Из губернского города сын привез кое-какую обстановку для ателье, а еще кресло-каталку для матери — в нем она могла сама передвигаться с места на место, помогая себе руками. То, что было далеким и недоступным, сразу приблизилось. Медленно, осторожно перемещалась она на этом железном седалище, с радостным удивлением ребенка, делающего первые шаги. Теперь она сама приносила еду с кухни, добиралась до окошка ателье и глядела на сосновую рощу, шелест которой слышала столько лет, а после, у входа в дом, принималась наконец, вместе с Зосей, за повседневный и вечный женский труд. Руки, ослабевшие за годы вынужденной праздности, чистили свеклу и репу, крошили лук и щавель, и со всех сторон, от всех порогов звучно откликались ножи и сечки и приветливо кивали хлопотливые хозяйки, улыбаясь в лучах июньского солнца.

День ото дня все слабее становилось тело, все бледнее — лицо в венчике серебристой седины, издали похожей на тот нимб, который, как с благоговением замечают люди, в конце концов озаряет голову мученика на месте тернового венца, сплетенного их собственными руками.

Ей не разрешали самой передвигаться в кресле-каталке — это было для нее слишком утомительно. Обычно кресло возил сын, а когда он бывал занят в ателье, его заменяла Этя, делавшая все так легко и проворно, что женщине в кресле подчас трудно бывало различить, кто из них двоих у нее за спиной.

Как-то раз, заметив взгляд матери, задержавшийся на детях, старая Этина бабушка поняла, что Муся хотела бы всегда видеть их вместе. Она первая решилась выговорить это вслух: хотя ее внучка немного постарше годами, ростом она невелика, сложения нежного и всегда обращается к Биньямину за помощью, если требуется сила или особое уменье. Вот и случилось так, что женщина в кресле-каталке еще успела на склоне лет своих увидеть излучаемый молодыми свет любви.

Сидя в своем покойном кресле, в час сумерек, она все думала о детстве, которое тоже представлялось ей озаренным теплым светом. Она вспоминала старых кукол, скрашивавших ее прежнее одиночество, добрую ясноглазую стряпуху Хаю-Ришу и ореховые деревья во дворе, в дождь и в солнце осенявшие маленькую девочку. Там, под этими деревьями, училась она когда-то следить за искрами света, запутавшимися в густой лиственной тени.

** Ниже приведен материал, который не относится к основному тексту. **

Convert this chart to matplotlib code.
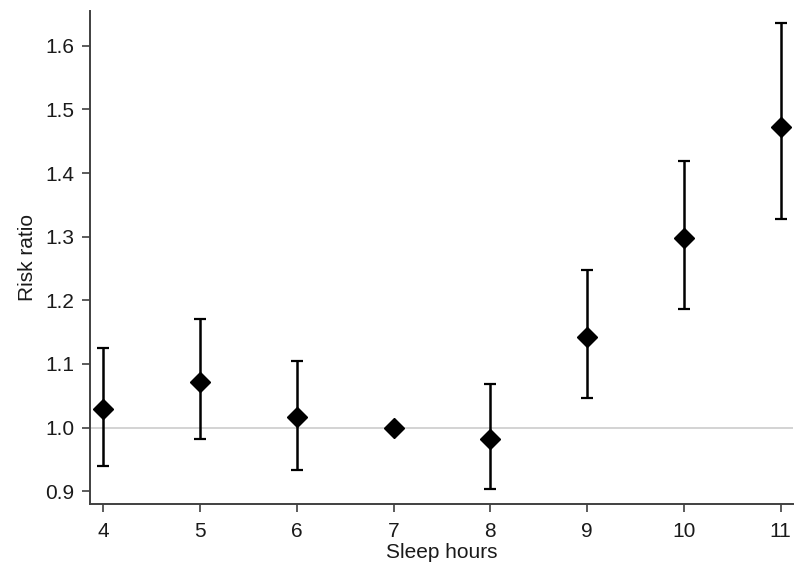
import matplotlib
matplotlib.use("Agg")
import matplotlib.pyplot as plt
import numpy as np

# sleep hours and risk ratio with 95% CI
hours = [4, 5, 6, 7, 8, 9, 10, 11]
rr = [1.029, 1.072, 1.016, 1.000, 0.982, 1.142, 1.298, 1.473]
lower = [0.940, 0.982, 0.933, 1.000, 0.903, 1.047, 1.187, 1.328]
upper = [1.125, 1.171, 1.105, 1.000, 1.069, 1.247, 1.419, 1.636]

plt.rcParams['font.family'] = ['Liberation Sans', 'DejaVu Sans']

fig = plt.figure(figsize=(8, 5.71), dpi=100)
ax = fig.add_axes([0.1125, 0.117, 0.879, 0.864])

# reference line at 1
ax.axhline(1.0, color='#d0d0d0', linewidth=1.3, zorder=0)

rr_arr = np.array(rr)
yerr = np.array([rr_arr - np.array(lower), np.array(upper) - rr_arr])
# no whisker for the reference category (7 h)
has_ci = np.array(upper) > np.array(lower)
x_arr = np.array(hours)
ax.errorbar(x_arr[has_ci], rr_arr[has_ci], yerr=yerr[:, has_ci], fmt='none',
            ecolor='black', elinewidth=1.8, capsize=4.5, capthick=1.6, zorder=2)
ax.plot(hours, rr, linestyle='none', marker='D', markersize=10,
        color='black', zorder=3)

ax.set_xlim(3.862, 11.13)
ax.set_ylim(0.8796, 1.655)
ax.set_xticks(hours)
ax.set_yticks([0.9, 1.0, 1.1, 1.2, 1.3, 1.4, 1.5, 1.6])
ax.set_yticklabels(['0.9', '1.0', '1.1', '1.2', '1.3', '1.4', '1.5', '1.6'])

for s in ['top', 'right']:
    ax.spines[s].set_visible(False)
for s in ['left', 'bottom']:
    ax.spines[s].set_color('#404040')
    ax.spines[s].set_linewidth(1.4)
ax.tick_params(axis='both', colors='#404040', length=6, width=1.2,
               labelsize=15, labelcolor='#1a1a1a', pad=5)
ax.tick_params(axis='x', pad=7)

ax.set_xlabel('Sleep hours', fontsize=15, color='#1a1a1a', labelpad=1)
ax.set_ylabel('Risk ratio', fontsize=15, color='#1a1a1a', labelpad=6)

fig.savefig('out.png', dpi=100)
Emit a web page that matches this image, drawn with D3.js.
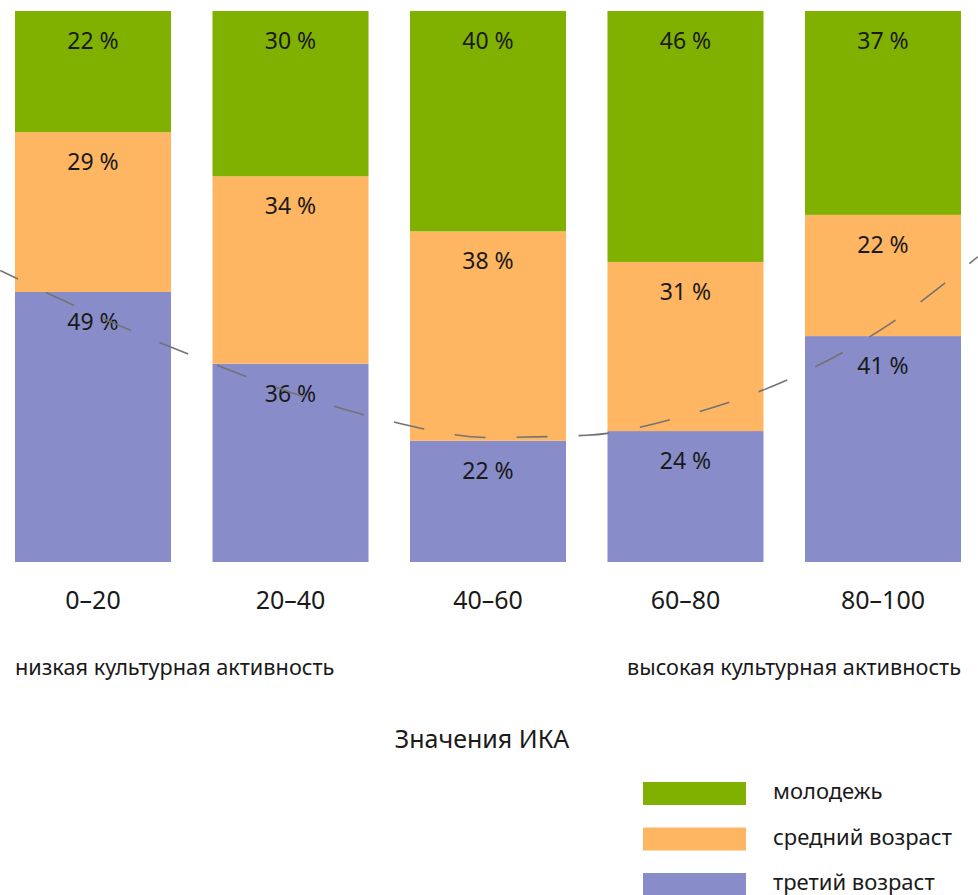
<!DOCTYPE html>
<html>
<head>
<meta charset="utf-8">
<script src="https://cdn.jsdelivr.net/npm/d3@7"></script>
<style>
  html, body { margin: 0; padding: 0; background: #fff; }
  svg { display: block; }
  text { font-family: "Noto Sans", "Open Sans", sans-serif; fill: #1a1a1a; }
</style>
</head>
<body>
<svg id="chart" width="978" height="895"></svg>
<script>
// ---- data ----
const categories = ["0–20", "20–40", "40–60", "60–80", "80–100"];
const seriesNames = ["третий возраст", "средний возраст", "молодежь"];
const thirdAge  = [49, 36, 22, 24, 41];
const middleAge = [29, 34, 38, 31, 22];
const youth     = [22, 30, 40, 46, 37];
// dashed trend curve: position in category units and value in %
const trendPos = [-0.47, 0, 0.5, 1, 1.5, 2, 2.5, 3, 3.5, 4, 4.48];
const trendVal = [52.9, 45.0, 37.5, 30.8, 25.6, 22.6, 23.0, 26.6, 32.8, 42.4, 55.4];
const lowLabel = "низкая культурная активность";
const highLabel = "высокая культурная активность";
const axisTitle = "Значения ИКА";
const legendOrder = ["молодежь", "средний возраст", "третий возраст"];

const colors = {
  "третий возраст": "#888dc9",
  "средний возраст": "#ffb662",
  "молодежь": "#80b100"
};

const table = categories.map((c, i) => ({
  cat: c,
  "третий возраст": thirdAge[i],
  "средний возраст": middleAge[i],
  "молодежь": youth[i]
}));

const svg = d3.select("#chart");

const x = d3.scaleBand().domain(categories).range([15, 961]).paddingInner(0.21).paddingOuter(0);
const y = d3.scaleLinear().domain([0, 1]).range([562, 11]);

const stack = d3.stack().keys(seriesNames).offset(d3.stackOffsetExpand);
const layers = stack(table);

const g = svg.append("g");
layers.forEach(layer => {
  const key = layer.key;
  g.selectAll(null).data(layer).enter().append("rect")
    .attr("x", d => x(d.data.cat))
    .attr("width", x.bandwidth())
    .attr("y", d => y(d[1]))
    .attr("height", d => y(d[0]) - y(d[1]))
    .attr("fill", colors[key]);
});

// trend line
const xc = d3.scaleLinear().domain([0, categories.length - 1])
  .range([x(categories[0]) + x.bandwidth() / 2, x(categories[categories.length - 1]) + x.bandwidth() / 2]);
const trendPts = trendPos.map((p, i) => [xc(p), y(trendVal[i] / 100)]);
const line = d3.line().curve(d3.curveMonotoneX);
const path = svg.append("path")
  .attr("d", line(trendPts))
  .attr("fill", "none")
  .attr("stroke", "#737373")
  .attr("stroke-width", 1.6)
  .attr("stroke-dasharray", "31 31");
// phase the dashes so that one starts near x=394
(function () {
  const node = path.node();
  const total = node.getTotalLength();
  let lo = 0, hi = total;
  for (let k = 0; k < 40; k++) {
    const mid = (lo + hi) / 2;
    if (node.getPointAtLength(mid).x < 394) lo = mid; else hi = mid;
  }
  const L = lo;
  path.attr("stroke-dashoffset", ((62 - (L % 62)) % 62));
})();

// value labels
layers.forEach(layer => {
  g.selectAll(null).data(layer).enter().append("text")
    .attr("x", d => x(d.data.cat) + x.bandwidth() / 2)
    .attr("y", d => y(d[1]) + 38)
    .attr("text-anchor", "middle")
    .style("font-size", "23px")
    .text(d => (d.data[layer.key]) + " %");
});

// category axis
const axis = d3.axisBottom(x).tickSize(0).tickPadding(0);
const ax = svg.append("g").attr("transform", "translate(0,591)").call(axis);
ax.select(".domain").remove();
ax.selectAll("text").style("font-size", "25px").attr("dy", "0.71em")
  .style("font-family", "\"Noto Sans\", sans-serif").attr("fill", "#1a1a1a");

svg.append("text").attr("x", 15).attr("y", 675).style("font-size", "21.7px").text(lowLabel);
svg.append("text").attr("x", 961).attr("y", 675).attr("text-anchor", "end").style("font-size", "21.7px").text(highLabel);
svg.append("text").attr("x", 482).attr("y", 748).attr("text-anchor", "middle").style("font-size", "25px").text(axisTitle);

// legend
const leg = svg.append("g");
legendOrder.forEach((name, i) => {
  const yy = 782 + i * 45.5;
  leg.append("rect").attr("x", 643).attr("y", yy).attr("width", 103).attr("height", 23).attr("fill", colors[name]);
  leg.append("text").attr("x", 773).attr("y", yy + 17).style("font-size", "22px").text(name);
});
</script>
</body>
</html>
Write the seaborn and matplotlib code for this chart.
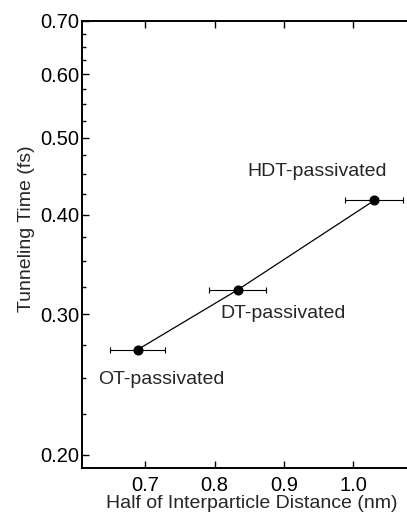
import matplotlib
matplotlib.use("Agg")
import matplotlib.pyplot as plt
import matplotlib.ticker as mticker
import numpy as np
import pandas as pd
import seaborn as sns

# data
labels = ["OT-passivated", "DT-passivated", "HDT-passivated"]
half_distance = [0.689, 0.833, 1.030]
distance_err = [0.039, 0.041, 0.042]
tunneling_time = [0.271, 0.322, 0.417]
y_ticks = [0.20, 0.30, 0.40, 0.50, 0.60, 0.70]
x_ticks = [0.7, 0.8, 0.9, 1.0]

sns.set_theme(style="ticks")
plt.rcParams["font.family"] = ["Liberation Sans", "DejaVu Sans"]

df = pd.DataFrame({"x": half_distance, "y": tunneling_time, "label": labels})

fig = plt.figure(figsize=(4.07, 5.15), dpi=100)
ax = fig.add_axes([0.2015, 0.0913, 0.80, 0.868])

sns.lineplot(data=df, x="x", y="y", ax=ax, color="black", linewidth=0.9,
             marker="o", markersize=6.5, markeredgecolor="black", sort=False)
ax.errorbar(df["x"], df["y"], xerr=distance_err, fmt="none", ecolor="black",
            elinewidth=0.8, capsize=2.5, capthick=0.8)

ax.set_yscale("log")
ax.set_ylim(0.1926, 0.70)
ax.set_xlim(0.609, 1.078)
ax.yaxis.set_major_locator(mticker.FixedLocator(y_ticks))
ax.yaxis.set_major_formatter(mticker.FormatStrFormatter("%.2f"))
ax.yaxis.set_minor_locator(mticker.FixedLocator(np.arange(0.2, 0.70, 0.025)))
ax.yaxis.set_minor_formatter(mticker.NullFormatter())
ax.set_xticks(x_ticks)
ax.xaxis.set_major_formatter(mticker.FormatStrFormatter("%.1f"))

ax.tick_params(which="both", direction="in", top=True, right=False,
               labelsize=14.5, width=1.0, colors="black")
ax.tick_params(which="major", length=5)
ax.tick_params(which="minor", length=3)
ax.tick_params(axis="x", pad=6)
ax.tick_params(axis="y", pad=2)
for side in ["left", "bottom", "top"]:
    ax.spines[side].set_linewidth(1.4)
    ax.spines[side].set_color("black")
ax.spines["right"].set_visible(False)

ax.set_xlabel("Half of Interparticle Distance (nm)", fontsize=14)
ax.set_ylabel("Tunneling Time (fs)", fontsize=14)
ax.xaxis.set_label_coords(0.52, -0.06)
ax.yaxis.set_label_coords(-0.145, 0.535)

offsets = [(24, -30), (46, -24), (-57, 29)]
for (lab, xv, yv), off in zip(zip(labels, half_distance, tunneling_time), offsets):
    ax.annotate(lab, (xv, yv), xytext=off, textcoords="offset pixels",
                ha="center", va="center", fontsize=14)

fig.savefig("out.png", dpi=100)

В сумерках, в этот час между сном и бодрствованием, сквозила перед нею порою узкая тропинка, ведущая меж глухих плетней в соседский сад. Теперь ей ведомо было, что это и есть ее жизнь — путь, усеянный терниями и шипами; но и теперь, как прежде, когда Нахум был с ней, она все тянулась вперед, чтобы взглянуть на розовые кусты.